В общем, жизнь была весьма здоровой, свидетельство тому — наш чудовищный аппетит. Я ни разу не слышал, чтобы кто-то у нас на шахте имел проблемы с легкими. Я в ту пору чувствовал себя превосходно. Один из минусов нашего бытия — почти полное отсутствие женского общества. Лично у меня такого общества, честно говоря, не было вовсе.
Мне шел двадцать первый год. Двадцатилетие я праздновал на шахте, и, скажу, это было запоминающееся событие. Я пригласил своих друзей по шахте; собрались в моей хижине и начали с 10-галлонового бочонка пива. Было и виски, но пиво — любимый напиток шахтеров. Компания собралась небольшая, тем не менее вскоре после полуночи бочонок опустел. Пошли за вторым. Владельца паба бесцеремонно разбудили среди ночи, но он проявил добрую волю: то ли не рискнул отказать нам, то ли вообще был покладист. А скорее всего — и то и другое. Опорожняя второй бочонок, мы уселись за покер, и азарт игры распалил нас еще больше. Один из моих гостей, огромный забойщик, совсем сошел с катушек и впал в буйство. Его пытались унять — схватили за руки и за ноги, но он играючи скинул с себя четверых, Помню, я тогда поразился — какая силища дремлет в человеке! — и подумал: если человек в бешенстве способен на такое, значит, в принципе в каждом из нас сидит недюжинный потенциал, нужно только умело его задействовать.
Я продолжал работать на шахте, но как-то раз, увидев одного из своих товарищей пьяным, подумал: «Боже мой! Вот таким и я буду через 20 лет». Жил я только на этот заработок, и, хотя платили здесь прилично, откладывать мне не удавалось: постоянно тянуло к выпивке да вдобавок активно работали пять игорных заведений. Я решил, что должен остановиться.
Пришла весна, и в одно прекрасное утро я подумал, что это не жизнь отправляться с восходом солнца под землю. И — вот совпадение! — в тот же день некий Диббс.
Джонс предложил мне отправиться в горы на поиски золота. Девиз предприятия был: «Пойдем поищем». Я принял предложение.

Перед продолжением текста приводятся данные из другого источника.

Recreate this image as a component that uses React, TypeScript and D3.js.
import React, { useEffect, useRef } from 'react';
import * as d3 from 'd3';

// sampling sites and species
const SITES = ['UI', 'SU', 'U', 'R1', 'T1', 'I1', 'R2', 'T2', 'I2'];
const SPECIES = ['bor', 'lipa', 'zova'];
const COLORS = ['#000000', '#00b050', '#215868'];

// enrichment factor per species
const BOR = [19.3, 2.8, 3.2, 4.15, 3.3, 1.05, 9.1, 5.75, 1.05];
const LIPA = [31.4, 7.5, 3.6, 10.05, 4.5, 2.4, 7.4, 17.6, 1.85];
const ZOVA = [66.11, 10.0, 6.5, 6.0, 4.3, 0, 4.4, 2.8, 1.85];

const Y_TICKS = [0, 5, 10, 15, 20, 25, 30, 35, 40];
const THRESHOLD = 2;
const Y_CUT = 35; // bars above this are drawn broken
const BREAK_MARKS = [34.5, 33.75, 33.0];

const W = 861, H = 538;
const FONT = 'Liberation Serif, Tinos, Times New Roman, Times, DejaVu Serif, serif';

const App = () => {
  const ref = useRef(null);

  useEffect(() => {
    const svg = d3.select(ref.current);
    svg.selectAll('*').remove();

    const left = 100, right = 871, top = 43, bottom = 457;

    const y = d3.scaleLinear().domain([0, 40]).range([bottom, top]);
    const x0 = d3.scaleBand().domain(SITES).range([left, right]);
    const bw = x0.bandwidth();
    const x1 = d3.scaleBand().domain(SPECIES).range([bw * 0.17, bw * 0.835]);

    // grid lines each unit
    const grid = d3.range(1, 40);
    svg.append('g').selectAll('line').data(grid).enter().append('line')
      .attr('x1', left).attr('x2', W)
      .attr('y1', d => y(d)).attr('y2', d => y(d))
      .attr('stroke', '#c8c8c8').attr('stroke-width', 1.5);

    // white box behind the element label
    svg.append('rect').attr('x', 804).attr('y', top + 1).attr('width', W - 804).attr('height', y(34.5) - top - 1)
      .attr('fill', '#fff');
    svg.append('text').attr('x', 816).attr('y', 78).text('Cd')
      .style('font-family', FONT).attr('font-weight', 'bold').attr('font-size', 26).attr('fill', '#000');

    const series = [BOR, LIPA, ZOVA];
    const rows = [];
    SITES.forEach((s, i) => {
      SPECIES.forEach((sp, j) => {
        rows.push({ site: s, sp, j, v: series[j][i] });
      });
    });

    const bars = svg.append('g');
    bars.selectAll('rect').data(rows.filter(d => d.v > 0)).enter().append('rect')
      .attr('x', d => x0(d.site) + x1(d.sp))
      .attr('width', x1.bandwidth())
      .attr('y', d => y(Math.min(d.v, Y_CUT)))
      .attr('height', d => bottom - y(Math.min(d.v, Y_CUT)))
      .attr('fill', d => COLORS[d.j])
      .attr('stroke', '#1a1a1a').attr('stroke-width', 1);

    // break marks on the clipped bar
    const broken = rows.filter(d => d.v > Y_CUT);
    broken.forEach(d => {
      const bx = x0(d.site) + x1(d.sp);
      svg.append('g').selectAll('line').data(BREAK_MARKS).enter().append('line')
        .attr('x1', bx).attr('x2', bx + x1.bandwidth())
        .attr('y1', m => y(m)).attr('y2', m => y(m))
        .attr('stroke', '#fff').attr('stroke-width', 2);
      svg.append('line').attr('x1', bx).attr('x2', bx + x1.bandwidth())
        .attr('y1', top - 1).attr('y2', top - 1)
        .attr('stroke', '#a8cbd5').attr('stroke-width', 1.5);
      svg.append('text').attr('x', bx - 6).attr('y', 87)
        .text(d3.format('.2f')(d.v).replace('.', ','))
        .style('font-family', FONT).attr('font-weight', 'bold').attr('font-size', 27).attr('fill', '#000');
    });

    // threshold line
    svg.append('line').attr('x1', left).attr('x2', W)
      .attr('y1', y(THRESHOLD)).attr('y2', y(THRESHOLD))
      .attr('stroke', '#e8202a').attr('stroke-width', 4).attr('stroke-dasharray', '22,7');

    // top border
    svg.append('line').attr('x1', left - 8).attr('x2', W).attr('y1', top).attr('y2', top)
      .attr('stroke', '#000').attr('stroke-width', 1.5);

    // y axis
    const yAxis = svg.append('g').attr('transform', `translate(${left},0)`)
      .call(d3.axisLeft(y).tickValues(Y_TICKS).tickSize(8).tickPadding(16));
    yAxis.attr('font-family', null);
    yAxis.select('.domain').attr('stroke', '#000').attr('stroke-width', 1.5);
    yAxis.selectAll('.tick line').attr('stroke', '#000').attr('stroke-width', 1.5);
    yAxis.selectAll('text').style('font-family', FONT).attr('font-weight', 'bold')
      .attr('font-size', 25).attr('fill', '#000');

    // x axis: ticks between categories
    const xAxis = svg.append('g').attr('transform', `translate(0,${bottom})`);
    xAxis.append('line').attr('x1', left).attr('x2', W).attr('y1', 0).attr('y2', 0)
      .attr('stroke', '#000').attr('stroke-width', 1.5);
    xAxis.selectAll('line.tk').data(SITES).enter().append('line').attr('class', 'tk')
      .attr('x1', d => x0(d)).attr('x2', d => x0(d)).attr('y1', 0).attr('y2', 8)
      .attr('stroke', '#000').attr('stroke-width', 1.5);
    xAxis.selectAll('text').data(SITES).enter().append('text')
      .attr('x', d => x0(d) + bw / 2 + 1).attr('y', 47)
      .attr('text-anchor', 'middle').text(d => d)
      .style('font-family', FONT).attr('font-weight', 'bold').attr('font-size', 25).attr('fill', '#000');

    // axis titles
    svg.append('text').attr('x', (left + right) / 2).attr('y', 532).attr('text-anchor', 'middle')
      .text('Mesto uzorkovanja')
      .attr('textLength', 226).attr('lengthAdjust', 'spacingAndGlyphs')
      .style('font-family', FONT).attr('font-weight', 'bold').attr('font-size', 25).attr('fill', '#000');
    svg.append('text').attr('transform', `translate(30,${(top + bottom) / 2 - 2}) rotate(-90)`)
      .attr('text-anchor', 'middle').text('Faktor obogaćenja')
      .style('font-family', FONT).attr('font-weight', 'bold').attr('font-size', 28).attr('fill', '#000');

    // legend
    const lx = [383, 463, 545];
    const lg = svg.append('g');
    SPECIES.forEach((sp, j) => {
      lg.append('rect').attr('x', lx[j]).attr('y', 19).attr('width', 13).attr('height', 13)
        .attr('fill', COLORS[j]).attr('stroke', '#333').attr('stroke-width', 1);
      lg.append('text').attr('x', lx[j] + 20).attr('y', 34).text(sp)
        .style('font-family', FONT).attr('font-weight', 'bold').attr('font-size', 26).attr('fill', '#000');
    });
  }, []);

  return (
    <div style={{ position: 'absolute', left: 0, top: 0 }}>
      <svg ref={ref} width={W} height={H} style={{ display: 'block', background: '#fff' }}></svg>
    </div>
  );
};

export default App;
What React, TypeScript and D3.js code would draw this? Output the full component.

Пеший переход по диким горам занял 8 часов. Нас было двое, мы несли на себе все снаряжение и продукты. Дошли до заброшенной хижины, построенной старателями несколько лет назад. Диббс был специалистом по жильному золоту и опытным промывальщиком. Для промывки мы использовали специальные длинные ящики — ставили их в реку и загружали грунтом. Поперек ящика были набиты в виде решетки мелкие дощечки: песок проходил сквозь решетку, а золото оставалось. У Диббса, как уверяли, был нюх на золото, но я вскоре стал в этом сомневаться. Впрочем, один случай показал, что чутьем он, наверное, действительно обладал.